Janeiro de 1986 estava com a minha mãe no Center Um, pequeno shopping Center localizado no bairro da Aldeota na capital alencarina (Fortaleza), quando me encontrei com meu tio avô, Walter Sátiro. Dono de um sorriso encantador e um conquistador inveterado, ele se dirigiu a mim, um mirrado adolescente, e falou: “estava te procurando, ia até ligar para sua mãe. Tenho o livro de um amigo meu que quero lhe dar.” Confesso que não consegui acreditar que alguém poderia me presentear com um livro, mas ele logo completou de forma ainda mais entusiasmada: “este meu amigo sabe tudo sobre futebol e o livro dele fala sobre todas as Copas do Mundo.” Pois é, ao falar futebol, ele ligou os meus olhos.
Saímos de lá e fomos até a sua casa pegar o livro “Seleção das Seleções” de Aírton Silveira Fontenele. Uma obra que consumiu boa parte das minhas férias e que me fez fã daquele senhor, que jamais ousara a conhecer. Sabia, por exemplo, que anos antes, coubera a ele corrigir a CBF sobre o número de jogos do campeão mundial Jairzinho.
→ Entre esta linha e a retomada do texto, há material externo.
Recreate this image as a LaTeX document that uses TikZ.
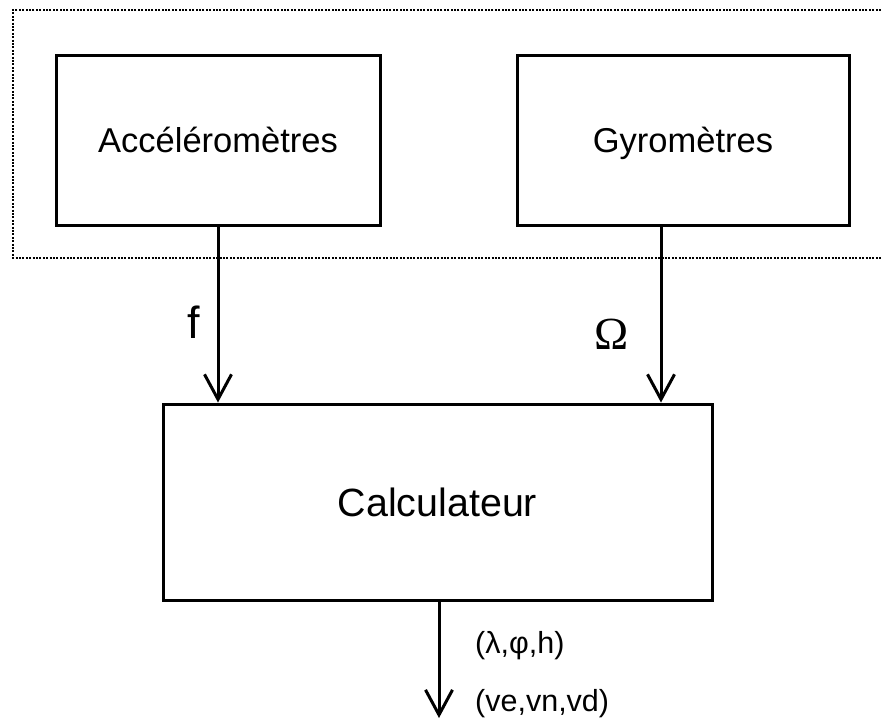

Sob o argumento de promover sua centésima partida com a camisa canarinha, o atacante foi convocado por Telê Santana para o amistoso da seleção brasileira diante a Tchecoslováquia, em 3 de março de 1982, no estádio do Morumbi, empatado em 1 a 1. Não demorou muito para que, de forma cirúrgica, Seo Airton identificasse o equívoco nos cálculos oficiais. Virou notícia em vários jornais pelo Brasil, destaque na revista Placar e ganhou, desde então, a amizade de João Havelange, o então manda chuva da FIFA. Por conta disso, sempre o tive em meus sonhos. O quão genial seria aquele homem?
Anos depois, já em 2002, fui presenteado com uma ligação sua, me convidando para visitar a sala João Saldanha, um verdadeiro tesouro para qualquer fã do esporte bretão. Fui ao seu encontro. O tamanho daquele sorriso me tornou ainda mais seu fã. A atenção com que me apresentou todo seu acervo e a forma cuidadosa com que fazia questão com que me sentisse como se estivesse em minha própria casa, me remeteu ao longo sorriso do meu tio avô, já falecido, e todo o seu entusiasmo. Ao final da visita, fez questão que eu autografasse uma tela ao lado de grandes astros do futebol mundial que já visitaram aquele espaço. Assustei-me com este pedido e perguntei para ele: “Seo Airton, quem sou para assinar junto com tantos astros”. De imediato, ele me desarmou respondendo “Você é meu amigo”. Não poderia ser mais doce.
Sempre atento, sua dedicação a história da seleção brasileira é algo único jamais encontrado em quaisquer dos maiores apaixonados pelo nosso futebol. Certa vez, me confidenciou a forma artesanal como mantém seus dados sempre atualizados e corretos. Algo incrível. Tenho a felicidade de ter todos os seus livros em meu acervo, alguns deles valiosos por seu autógrafo, mas o mais importante dele está em meu coração, a certeza de poder contar com sua amizade, apesar da distância e de tantos obstáculos que ela acabe por provocar.
Como diria nosso amigo saudoso, em comum, Cristiano Santos, “Parabéns Airton Fontenele do Brasil”.